Crisi, Obama studia un maxi-intervento da 700 miliardi

Pronta una legge per spese pubbliche e sgravi fiscali Washington è decisa a salvare anche Citigroup. Il Tesoro è pronto a salvare il colosso bancario dopo il crollo azionario del 60%. Gm dice no alla bancarotta

Crisi, Obama studia 
un maxi-intervento 
da 700 miliardi

Washington - Il governo americano è deciso a salvare Citigroup, nel giorno in cui il team di Obama annuncia un maxi investimento da 700 miliardi di dollari per rilanciare l’economia Usa. Secondo l’Associated Press e l’edizione online del New York Times, il dipartimento del Tesoro Usa e la Federal Reserve hanno studiato un piano di salvataggio per Citigroup, che nell’ultima settimana ha perso il 60% del suo valore azionario: lo Stato sarebbe pronto ad accollarsi le perdite, e se queste andassero oltre un livello di guardia riceverebbe in cambio una partecipazione azionaria diretta. Nel frattempo, Citigroup ha chiesto aiuto ai fondi sovrani in Medio Oriente e Asia, e potrebbe vendere alcune attività alla banca inglese Hsbc, mentre Wall Street si prepara col fiato sospeso alla riapertura.

Intanto Gm dice no alla bancarotta, ma quella che si apre oggi sarà una settimana cruciale per le «Big three» di Detroit. General Motors, Ford e Chrysler sono al lavoro per mettere nero su bianco quanto intenderanno fare con gli eventuali aiuti pubblici, e cercare così di convincere le autorità ad agire prima che sia troppo tardi. Il Congresso ha rimandato a Detroit a mani vuote i tre amministratori delegati, che a Washington erano venuti a chiedere disperatamente un finanziamento per evitare il fallimento, invitandoli a tornare in dicembre con un piano industriale, e un dettaglio chiaro che spieghi al governo e ai contribuenti come verrebbero spesi i soldi richiesti. In gioco c’è il 4% del Pil americano e milioni di posti di lavoro: le tre case hanno 300mila dipendenti negli Usa, senza contare l’indotto. La scadenza per presentare i progetti è il 2 dicembre. Il Congresso si esprimerà una settimana più tardi. E Obama, ha fatto intendere il suo consigliere David Axelrod, è sulla stessa lunghezza d’onda. «Il segnale inviato dal Congresso è stato quello giusto», ha detto ieri.
Ma se Detroit trema all’ipotesi di un collasso dell’industria automobilistica, molti altri Stati americani stanno facendo pressione per un intervento di salvataggio: a rischio c’è la «Rust Belt» (cintura di ruggine, soprannome coniato negli anni ’80 per Michigan, Indiana e Ohio, roccaforti dell’industria pesante). La disoccupazione è schizzata a livelli record e sembra destinata a proseguire la corsa al rialzo, con gli analisti che stimano un 9%. A confermare le difficoltà del mercato del lavoro è anche l’aumento delle richieste di sussidio alla disoccupazione.

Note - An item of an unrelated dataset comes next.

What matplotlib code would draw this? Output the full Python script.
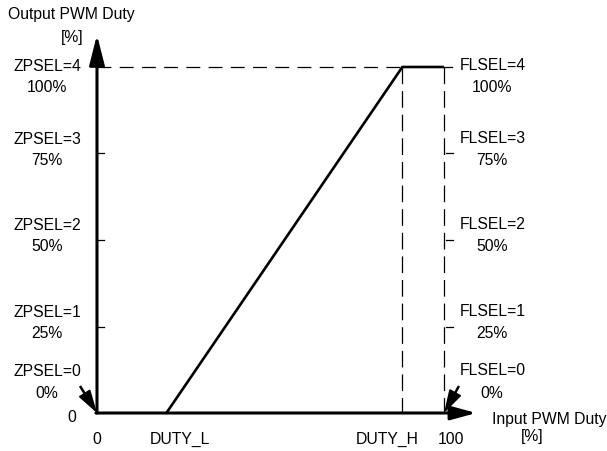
import matplotlib
matplotlib.use("Agg")
import matplotlib.pyplot as plt
from matplotlib.patches import FancyArrowPatch

# ---- data ----
duty_l = 20          # input duty where output starts rising
duty_h = 88          # input duty where output reaches 100 %
x_end = 100
out_levels = [0, 25, 50, 75, 100]
zp_labels = ["ZPSEL=0", "ZPSEL=1", "ZPSEL=2", "ZPSEL=3", "ZPSEL=4"]
fl_labels = ["FLSEL=0", "FLSEL=1", "FLSEL=2", "FLSEL=3", "FLSEL=4"]
pct_labels = ["0%", "25%", "50%", "75%", "100%"]
x_tick_vals = [0, duty_l, duty_h, x_end]
x_tick_labels = ["0", "DUTY_L", "DUTY_H", "100"]
curve_x = [duty_l, duty_h, x_end]
curve_y = [0, 100, 100]

# ---- layout ----
plt.rcParams['font.family'] = ['Liberation Sans', 'DejaVu Sans']
plt.rcParams['lines.scale_dashes'] = False
FS = 11.3
fig = plt.figure(figsize=(6.07, 4.51), dpi=100)
ax = fig.add_axes([0, 0, 1, 1])
ax.set_xlim(-27.95, 146.97)
ax.set_ylim(-10.98, 119.36)
ax.axis("off")

AX_MAX = 109.3

# axes with arrows
ax.annotate("", xy=(0, AX_MAX), xytext=(0, 0),
            arrowprops=dict(arrowstyle="-|>,head_length=1.3,head_width=0.33",
                            lw=2.2, color="black", mutation_scale=14,
                            shrinkA=0, shrinkB=0))
ax.annotate("", xy=(AX_MAX, 0), xytext=(-0.3, 0),
            arrowprops=dict(arrowstyle="-|>,head_length=1.1,head_width=0.3",
                            lw=2.2, color="black", mutation_scale=14,
                            shrinkA=0, shrinkB=0))

# dashed guide lines
ax.plot([0, duty_h], [100, 100], color="black", lw=0.9, dashes=(10, 6))
ax.plot([duty_h, duty_h], [100, 0], color="black", lw=0.9, dashes=(12, 5))
ax.plot([x_end, x_end], [100, 0], color="black", lw=0.9, dashes=(12, 5))
ax.plot([x_end, x_end + 2.2], [100, 100], color="black", lw=0.9)

# transfer curve
ax.plot(curve_x, curve_y, color="black", lw=1.9, solid_capstyle="butt")

# ticks on the left axis and right side
for v in out_levels[1:4]:
    ax.plot([0, 2.0], [v, v], color="black", lw=0.9)
    ax.plot([x_end + 0.6, x_end + 2.6], [v, v], color="black", lw=0.9)

# level labels (offsets in pixels: name, percent)
offs = {0: (42, 20), 25: (14, -7), 50: (14, -7), 75: (14, -7), 100: (0, -21)}
for v, zl, fl, pl in zip(out_levels, zp_labels, fl_labels, pct_labels):
    o1, o2 = offs[v]
    ax.annotate(zl, (0, v), xytext=(-50, o1), textcoords="offset pixels",
                ha="center", va="center", fontsize=FS)
    ax.annotate(pl, (0, v), xytext=(-50, o2), textcoords="offset pixels",
                ha="center", va="center", fontsize=FS)
    ax.annotate(fl, (x_end, v), xytext=(49, o1 + 1), textcoords="offset pixels",
                ha="center", va="center", fontsize=FS)
    ax.annotate(pl, (x_end, v), xytext=(48, o2), textcoords="offset pixels",
                ha="center", va="center", fontsize=FS)

# pointer arrows to the 0 % corners (start points offset in data units)
for xv, dx in [(0, -4.9), (x_end, 4.3)]:
    ax.plot([xv + dx, xv + dx * 0.3], [7.8, 7.8 * 0.3], color="black",
            lw=1.8, solid_capstyle="butt")
    ax.add_patch(FancyArrowPatch((xv + dx * 0.6, 7.8 * 0.6), (xv, 0),
                                 arrowstyle="-|>,head_length=1.2,head_width=0.35",
                                 lw=1.2, color="black", mutation_scale=12,
                                 shrinkA=0, shrinkB=0))

# x labels
x_offsets = [0, 14, -15, 7]
for xv, lab, dx in zip(x_tick_vals, x_tick_labels, x_offsets):
    ax.annotate(lab, (xv, 0), xytext=(dx, -26), textcoords="offset pixels",
                ha="center", va="center", fontsize=FS)
ax.annotate("0", (0, 0), xytext=(-25, -4), textcoords="offset pixels",
            ha="center", va="center", fontsize=FS)

# axis titles
ax.annotate("Output PWM Duty", (0, AX_MAX), xytext=(-26, 20),
            textcoords="offset pixels", ha="center", va="center", fontsize=FS)
ax.annotate("[%]", (0, AX_MAX), xytext=(-25, -3),
            textcoords="offset pixels", ha="center", va="center", fontsize=FS)
ax.annotate("Input PWM Duty", (AX_MAX, 0), xytext=(73, -6),
            textcoords="offset pixels", ha="center", va="center", fontsize=FS)
ax.annotate("[%]", (AX_MAX, 0), xytext=(56, -23),
            textcoords="offset pixels", ha="center", va="center", fontsize=FS)

fig.savefig("out.png", dpi=100)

Dal canto suo, Obama vorrebbe firmare, non appena entrato alla Casa Bianca, una legge che autorizzi una serie di spese pubbliche e sgravi fiscali per «una cifra molto alta», molto superiore rispetto ai 175 miliardi di dollari ipotizzati durante la campagna elettorale. Il presidente eletto spera che il nuovo Congresso, che si riunirà il 6 gennaio, riesca rapidamente a elaborare una legge che arrivi sul suo tavolo il 20 gennaio, subito dopo il suo giuramento. Il team di Obama non ha rivelato i dettagli del nuovo «pacchetto», ma il senatore democratico di New York Charles Schumer ha detto che la cifra potrebbe essere compresa tra i 500 e i 700 miliardi di dollari. E lo stesso Axelrod ha fatto sapere che Obama potrebbe rimandare la decisione di eliminare i tagli fiscali a favore degli americani più ricchi introdotti dal governo Bush.

Resta sospeso il destino di Citigroup, che ha perso l’88% del valore in Borsa dall’inizio dell’anno, di cui il 60% nell’ultima settimana.

Ieri il Sunday Telegraph ha riferito che l’ad Vikram Pandit, in parallelo ai colloqui con il Tesoro americano e la Fed, sta trattando un aumento delle quote con i fondi sovrani che sono già azionisti della banca. Da parte sua la Hsbc è pronta ad acquistare alcuni asset di Citigroup in Asia e in America Latina.